Instructions for the task: Leave out the pictures and transcribe everything else exactly.

Recorded data:
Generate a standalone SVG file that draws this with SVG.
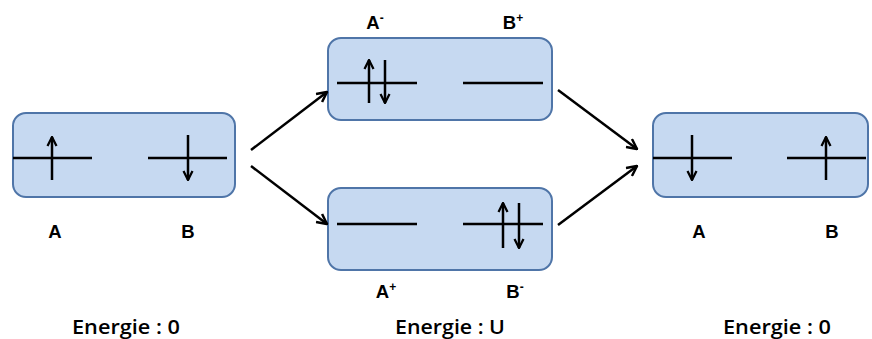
<svg xmlns="http://www.w3.org/2000/svg" width="872" height="339" viewBox="0 0 872 339">
<defs>
<marker id="ah" viewBox="0 0 10 10" refX="9" refY="5" markerWidth="5" markerHeight="5" orient="auto" markerUnits="strokeWidth">
<path d="M1,1 L9,5 L1,9" fill="none" stroke="#000" stroke-width="2"/>
</marker>
<marker id="sp" viewBox="0 0 10 10" refX="9" refY="5" markerWidth="4.5" markerHeight="4.5" orient="auto" markerUnits="strokeWidth">
<path d="M1,1 L9,5 L1,9" fill="none" stroke="#000" stroke-width="2"/>
</marker>
<style>
.box{fill:#c6d9f1;stroke:#4f75a8;stroke-width:2}
.lvl{stroke:#000;stroke-width:2.5;fill:none}
.spin{stroke:#000;stroke-width:2.5;fill:none;marker-end:url(#sp)}
.conn{stroke:#000;stroke-width:2.5;fill:none;marker-end:url(#ah)}
.lab{font-family:"Liberation Sans",Arial,sans-serif;font-weight:bold;font-size:18.5px;fill:#000;text-anchor:middle}
.sup{font-size:12px}
.en{font-family:"Open Sans","Liberation Sans",sans-serif;font-weight:600;font-size:20px;fill:#000;text-anchor:middle}
</style>
</defs>
<g id="state-left">
<rect class="box" x="13" y="113" width="222" height="84" rx="13"/>
<line class="lvl" x1="13" y1="158" x2="92" y2="158"/>
<line class="lvl" x1="148" y1="158" x2="227" y2="158"/>
<line class="spin" x1="52" y1="180" x2="52" y2="137"/>
<line class="spin" x1="188" y1="135" x2="188" y2="180"/>
<text class="lab" x="55" y="238">A</text>
<text class="lab" x="188" y="238">B</text>
<text class="en" x="126" y="334" textLength="108" lengthAdjust="spacingAndGlyphs">Energie : 0</text>
</g>
<g id="state-top">
<rect class="box" x="328" y="38" width="224" height="82" rx="13"/>
<line class="lvl" x1="337" y1="83" x2="417" y2="83"/>
<line class="lvl" x1="463" y1="83" x2="543" y2="83"/>
<line class="spin" x1="369" y1="103" x2="369" y2="60"/>
<line class="spin" x1="385" y1="60" x2="385" y2="103"/>
<text class="lab" x="375" y="29">A<tspan class="sup" dy="-7">-</tspan></text>
<text class="lab" x="513" y="29">B<tspan class="sup" dy="-7">+</tspan></text>
</g>
<g id="state-bottom">
<rect class="box" x="328" y="188" width="224" height="82" rx="13"/>
<line class="lvl" x1="337" y1="224" x2="417" y2="224"/>
<line class="lvl" x1="463" y1="224" x2="543" y2="224"/>
<line class="spin" x1="503" y1="248" x2="503" y2="203"/>
<line class="spin" x1="519" y1="203" x2="519" y2="248"/>
<text class="lab" x="386" y="298">A<tspan class="sup" dy="-7">+</tspan></text>
<text class="lab" x="515" y="298">B<tspan class="sup" dy="-7">-</tspan></text>
<text class="en" x="450" y="334" textLength="110" lengthAdjust="spacingAndGlyphs">Energie : U</text>
</g>
<g id="state-right">
<rect class="box" x="653" y="113" width="215" height="84" rx="13"/>
<line class="lvl" x1="653" y1="158" x2="732" y2="158"/>
<line class="lvl" x1="787" y1="158" x2="866" y2="158"/>
<line class="spin" x1="692" y1="135" x2="692" y2="180"/>
<line class="spin" x1="826" y1="180" x2="826" y2="137"/>
<text class="lab" x="699" y="238">A</text>
<text class="lab" x="832" y="238">B</text>
<text class="en" x="777" y="334" textLength="108" lengthAdjust="spacingAndGlyphs">Energie : 0</text>
</g>
<g id="connectors">
<line class="conn" x1="251" y1="150" x2="327" y2="92"/>
<line class="conn" x1="251" y1="166" x2="327" y2="224"/>
<line class="conn" x1="558" y1="90" x2="637" y2="149"/>
<line class="conn" x1="558" y1="225" x2="637" y2="166"/>
</g>
</svg>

Task answer:
Generate a standalone SVG file that draws this with SVG.
<svg xmlns="http://www.w3.org/2000/svg" width="872" height="339" viewBox="0 0 872 339">
<defs>
<marker id="ah" viewBox="0 0 10 10" refX="9" refY="5" markerWidth="5" markerHeight="5" orient="auto" markerUnits="strokeWidth">
<path d="M1,1 L9,5 L1,9" fill="none" stroke="#000" stroke-width="2"/>
</marker>
<marker id="sp" viewBox="0 0 10 10" refX="9" refY="5" markerWidth="4.5" markerHeight="4.5" orient="auto" markerUnits="strokeWidth">
<path d="M1,1 L9,5 L1,9" fill="none" stroke="#000" stroke-width="2"/>
</marker>
<style>
.box{fill:#c6d9f1;stroke:#4f75a8;stroke-width:2}
.lvl{stroke:#000;stroke-width:2.5;fill:none}
.spin{stroke:#000;stroke-width:2.5;fill:none;marker-end:url(#sp)}
.conn{stroke:#000;stroke-width:2.5;fill:none;marker-end:url(#ah)}
.lab{font-family:"Liberation Sans",Arial,sans-serif;font-weight:bold;font-size:18.5px;fill:#000;text-anchor:middle}
.sup{font-size:12px}
.en{font-family:"Open Sans","Liberation Sans",sans-serif;font-weight:600;font-size:20px;fill:#000;text-anchor:middle}
</style>
</defs>
<g id="state-left">
<rect class="box" x="13" y="113" width="222" height="84" rx="13"/>
<line class="lvl" x1="13" y1="158" x2="92" y2="158"/>
<line class="lvl" x1="148" y1="158" x2="227" y2="158"/>
<line class="spin" x1="52" y1="180" x2="52" y2="137"/>
<line class="spin" x1="188" y1="135" x2="188" y2="180"/>
<text class="lab" x="55" y="238">A</text>
<text class="lab" x="188" y="238">B</text>
<text class="en" x="126" y="334" textLength="108" lengthAdjust="spacingAndGlyphs">Energie : 0</text>
</g>
<g id="state-top">
<rect class="box" x="328" y="38" width="224" height="82" rx="13"/>
<line class="lvl" x1="337" y1="83" x2="417" y2="83"/>
<line class="lvl" x1="463" y1="83" x2="543" y2="83"/>
<line class="spin" x1="369" y1="103" x2="369" y2="60"/>
<line class="spin" x1="385" y1="60" x2="385" y2="103"/>
<text class="lab" x="375" y="29">A<tspan class="sup" dy="-7">-</tspan></text>
<text class="lab" x="513" y="29">B<tspan class="sup" dy="-7">+</tspan></text>
</g>
<g id="state-bottom">
<rect class="box" x="328" y="188" width="224" height="82" rx="13"/>
<line class="lvl" x1="337" y1="224" x2="417" y2="224"/>
<line class="lvl" x1="463" y1="224" x2="543" y2="224"/>
<line class="spin" x1="503" y1="248" x2="503" y2="203"/>
<line class="spin" x1="519" y1="203" x2="519" y2="248"/>
<text class="lab" x="386" y="298">A<tspan class="sup" dy="-7">+</tspan></text>
<text class="lab" x="515" y="298">B<tspan class="sup" dy="-7">-</tspan></text>
<text class="en" x="450" y="334" textLength="110" lengthAdjust="spacingAndGlyphs">Energie : U</text>
</g>
<g id="state-right">
<rect class="box" x="653" y="113" width="215" height="84" rx="13"/>
<line class="lvl" x1="653" y1="158" x2="732" y2="158"/>
<line class="lvl" x1="787" y1="158" x2="866" y2="158"/>
<line class="spin" x1="692" y1="135" x2="692" y2="180"/>
<line class="spin" x1="826" y1="180" x2="826" y2="137"/>
<text class="lab" x="699" y="238">A</text>
<text class="lab" x="832" y="238">B</text>
<text class="en" x="777" y="334" textLength="108" lengthAdjust="spacingAndGlyphs">Energie : 0</text>
</g>
<g id="connectors">
<line class="conn" x1="251" y1="150" x2="327" y2="92"/>
<line class="conn" x1="251" y1="166" x2="327" y2="224"/>
<line class="conn" x1="558" y1="90" x2="637" y2="149"/>
<line class="conn" x1="558" y1="225" x2="637" y2="166"/>
</g>
</svg>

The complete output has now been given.